To do:
Reproduce, word for word, only the lines from the one containing "Output the Python" through the one containing "plt.rcParams['font.weight'] = 'bold'", both included.

Records shown:
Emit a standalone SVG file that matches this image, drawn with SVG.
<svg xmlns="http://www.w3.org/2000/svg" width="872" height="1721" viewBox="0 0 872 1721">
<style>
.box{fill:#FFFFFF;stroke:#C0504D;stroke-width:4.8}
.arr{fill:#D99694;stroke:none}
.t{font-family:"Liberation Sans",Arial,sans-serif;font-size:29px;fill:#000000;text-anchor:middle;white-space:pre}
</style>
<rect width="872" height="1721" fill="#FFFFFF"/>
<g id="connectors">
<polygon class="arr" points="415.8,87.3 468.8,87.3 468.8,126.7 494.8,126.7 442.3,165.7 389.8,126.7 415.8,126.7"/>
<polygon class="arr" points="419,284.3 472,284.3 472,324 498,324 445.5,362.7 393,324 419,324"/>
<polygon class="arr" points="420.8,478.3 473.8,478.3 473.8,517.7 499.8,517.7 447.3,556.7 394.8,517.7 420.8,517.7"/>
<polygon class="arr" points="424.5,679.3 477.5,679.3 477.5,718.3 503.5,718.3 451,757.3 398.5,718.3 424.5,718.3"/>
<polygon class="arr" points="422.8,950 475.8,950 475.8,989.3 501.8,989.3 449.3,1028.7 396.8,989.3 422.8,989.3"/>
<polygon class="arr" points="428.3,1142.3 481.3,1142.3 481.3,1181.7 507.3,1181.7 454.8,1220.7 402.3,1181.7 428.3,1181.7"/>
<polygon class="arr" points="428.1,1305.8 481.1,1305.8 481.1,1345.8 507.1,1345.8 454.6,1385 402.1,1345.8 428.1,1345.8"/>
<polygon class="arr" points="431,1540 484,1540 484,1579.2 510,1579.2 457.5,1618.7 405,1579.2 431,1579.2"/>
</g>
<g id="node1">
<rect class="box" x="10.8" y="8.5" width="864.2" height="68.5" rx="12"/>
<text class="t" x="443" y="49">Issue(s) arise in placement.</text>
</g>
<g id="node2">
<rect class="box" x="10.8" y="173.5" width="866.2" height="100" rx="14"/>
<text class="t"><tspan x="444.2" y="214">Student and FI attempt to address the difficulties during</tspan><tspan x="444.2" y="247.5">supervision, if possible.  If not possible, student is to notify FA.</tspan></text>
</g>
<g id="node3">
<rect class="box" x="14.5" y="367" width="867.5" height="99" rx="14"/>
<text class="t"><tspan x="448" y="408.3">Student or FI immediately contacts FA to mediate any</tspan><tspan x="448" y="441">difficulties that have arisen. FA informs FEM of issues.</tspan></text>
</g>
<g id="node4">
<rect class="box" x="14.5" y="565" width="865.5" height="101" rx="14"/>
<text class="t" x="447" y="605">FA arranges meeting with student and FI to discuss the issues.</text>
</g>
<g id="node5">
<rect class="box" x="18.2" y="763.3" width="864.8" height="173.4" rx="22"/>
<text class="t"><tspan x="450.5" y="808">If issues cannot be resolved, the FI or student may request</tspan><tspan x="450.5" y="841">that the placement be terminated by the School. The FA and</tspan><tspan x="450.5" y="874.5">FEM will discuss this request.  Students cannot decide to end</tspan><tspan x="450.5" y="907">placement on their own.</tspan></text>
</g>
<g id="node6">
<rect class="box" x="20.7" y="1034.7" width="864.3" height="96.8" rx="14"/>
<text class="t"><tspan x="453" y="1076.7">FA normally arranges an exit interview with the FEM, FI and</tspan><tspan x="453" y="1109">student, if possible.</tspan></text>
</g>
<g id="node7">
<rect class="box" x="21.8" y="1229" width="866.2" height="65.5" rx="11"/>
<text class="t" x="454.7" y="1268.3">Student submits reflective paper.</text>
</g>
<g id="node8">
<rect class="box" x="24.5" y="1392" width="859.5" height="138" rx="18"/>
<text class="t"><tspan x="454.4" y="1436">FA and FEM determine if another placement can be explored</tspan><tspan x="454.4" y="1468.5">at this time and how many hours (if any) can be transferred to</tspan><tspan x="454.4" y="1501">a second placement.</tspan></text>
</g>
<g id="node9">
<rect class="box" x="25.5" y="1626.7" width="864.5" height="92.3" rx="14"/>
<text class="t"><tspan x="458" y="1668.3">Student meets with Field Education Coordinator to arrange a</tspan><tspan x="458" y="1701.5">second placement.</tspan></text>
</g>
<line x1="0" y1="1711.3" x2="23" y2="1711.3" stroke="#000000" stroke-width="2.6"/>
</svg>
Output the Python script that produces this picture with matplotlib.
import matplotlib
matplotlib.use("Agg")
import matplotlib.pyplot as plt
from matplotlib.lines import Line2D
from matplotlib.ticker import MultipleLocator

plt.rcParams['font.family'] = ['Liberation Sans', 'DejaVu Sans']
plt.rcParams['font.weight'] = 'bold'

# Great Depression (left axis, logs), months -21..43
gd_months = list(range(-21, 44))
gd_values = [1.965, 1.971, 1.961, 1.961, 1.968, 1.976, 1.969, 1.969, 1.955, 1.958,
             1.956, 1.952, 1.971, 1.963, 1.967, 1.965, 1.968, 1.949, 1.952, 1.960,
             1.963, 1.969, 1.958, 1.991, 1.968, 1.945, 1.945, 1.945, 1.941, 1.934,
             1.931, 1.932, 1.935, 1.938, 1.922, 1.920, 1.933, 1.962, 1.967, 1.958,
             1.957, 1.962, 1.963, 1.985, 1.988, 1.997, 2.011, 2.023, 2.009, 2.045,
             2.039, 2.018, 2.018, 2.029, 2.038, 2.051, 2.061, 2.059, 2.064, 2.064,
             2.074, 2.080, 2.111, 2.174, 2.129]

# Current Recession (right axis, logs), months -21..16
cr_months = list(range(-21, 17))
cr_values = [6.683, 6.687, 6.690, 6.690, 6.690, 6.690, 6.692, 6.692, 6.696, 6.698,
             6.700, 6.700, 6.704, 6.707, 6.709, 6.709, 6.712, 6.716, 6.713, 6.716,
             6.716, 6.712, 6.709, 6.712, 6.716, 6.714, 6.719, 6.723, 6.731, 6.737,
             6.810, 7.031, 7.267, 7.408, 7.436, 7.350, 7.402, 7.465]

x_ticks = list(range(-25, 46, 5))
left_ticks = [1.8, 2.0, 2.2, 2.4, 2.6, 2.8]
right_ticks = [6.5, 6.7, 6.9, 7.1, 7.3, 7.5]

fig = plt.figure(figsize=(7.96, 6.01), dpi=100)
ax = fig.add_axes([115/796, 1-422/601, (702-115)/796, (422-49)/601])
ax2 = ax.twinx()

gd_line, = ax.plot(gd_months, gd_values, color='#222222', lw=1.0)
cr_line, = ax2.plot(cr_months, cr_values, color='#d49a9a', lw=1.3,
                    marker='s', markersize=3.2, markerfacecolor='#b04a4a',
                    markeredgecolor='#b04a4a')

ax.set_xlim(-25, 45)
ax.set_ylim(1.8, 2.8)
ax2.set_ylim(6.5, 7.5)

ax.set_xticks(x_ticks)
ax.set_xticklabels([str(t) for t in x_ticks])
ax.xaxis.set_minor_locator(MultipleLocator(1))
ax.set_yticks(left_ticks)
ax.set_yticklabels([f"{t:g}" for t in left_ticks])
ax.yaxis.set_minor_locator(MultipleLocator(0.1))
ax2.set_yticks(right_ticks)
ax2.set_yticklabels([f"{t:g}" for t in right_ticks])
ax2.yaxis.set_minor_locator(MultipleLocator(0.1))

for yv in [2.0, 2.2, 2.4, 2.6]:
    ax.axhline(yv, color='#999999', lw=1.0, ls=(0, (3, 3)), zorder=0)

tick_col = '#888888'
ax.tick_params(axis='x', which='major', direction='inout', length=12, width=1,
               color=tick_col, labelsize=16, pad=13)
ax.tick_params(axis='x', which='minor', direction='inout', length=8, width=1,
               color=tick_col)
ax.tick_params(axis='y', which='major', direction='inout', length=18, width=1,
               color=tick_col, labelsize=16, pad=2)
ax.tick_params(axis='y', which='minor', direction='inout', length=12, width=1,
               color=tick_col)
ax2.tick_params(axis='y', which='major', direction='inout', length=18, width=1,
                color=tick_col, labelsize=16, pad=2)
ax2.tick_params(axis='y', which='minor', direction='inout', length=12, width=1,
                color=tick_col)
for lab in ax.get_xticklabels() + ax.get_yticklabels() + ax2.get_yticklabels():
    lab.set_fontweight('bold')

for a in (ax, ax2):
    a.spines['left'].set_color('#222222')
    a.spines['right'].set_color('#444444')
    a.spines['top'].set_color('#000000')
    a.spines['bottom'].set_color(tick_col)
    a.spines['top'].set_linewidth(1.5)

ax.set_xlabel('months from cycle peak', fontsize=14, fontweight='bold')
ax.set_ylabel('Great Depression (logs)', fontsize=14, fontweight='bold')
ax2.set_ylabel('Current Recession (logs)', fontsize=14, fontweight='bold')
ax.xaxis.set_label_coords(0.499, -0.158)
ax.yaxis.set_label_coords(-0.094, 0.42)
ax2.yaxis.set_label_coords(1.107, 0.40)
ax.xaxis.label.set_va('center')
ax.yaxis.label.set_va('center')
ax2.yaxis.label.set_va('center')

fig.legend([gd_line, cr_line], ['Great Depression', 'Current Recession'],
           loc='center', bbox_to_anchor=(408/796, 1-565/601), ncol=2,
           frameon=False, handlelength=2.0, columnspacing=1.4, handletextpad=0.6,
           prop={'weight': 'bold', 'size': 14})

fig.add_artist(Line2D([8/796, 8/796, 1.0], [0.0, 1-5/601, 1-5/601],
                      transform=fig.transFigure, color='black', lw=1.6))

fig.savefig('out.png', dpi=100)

Task solution:
Output the Python script that produces this picture with matplotlib.
import matplotlib
matplotlib.use("Agg")
import matplotlib.pyplot as plt
from matplotlib.lines import Line2D
from matplotlib.ticker import MultipleLocator

plt.rcParams['font.family'] = ['Liberation Sans', 'DejaVu Sans']
plt.rcParams['font.weight'] = 'bold'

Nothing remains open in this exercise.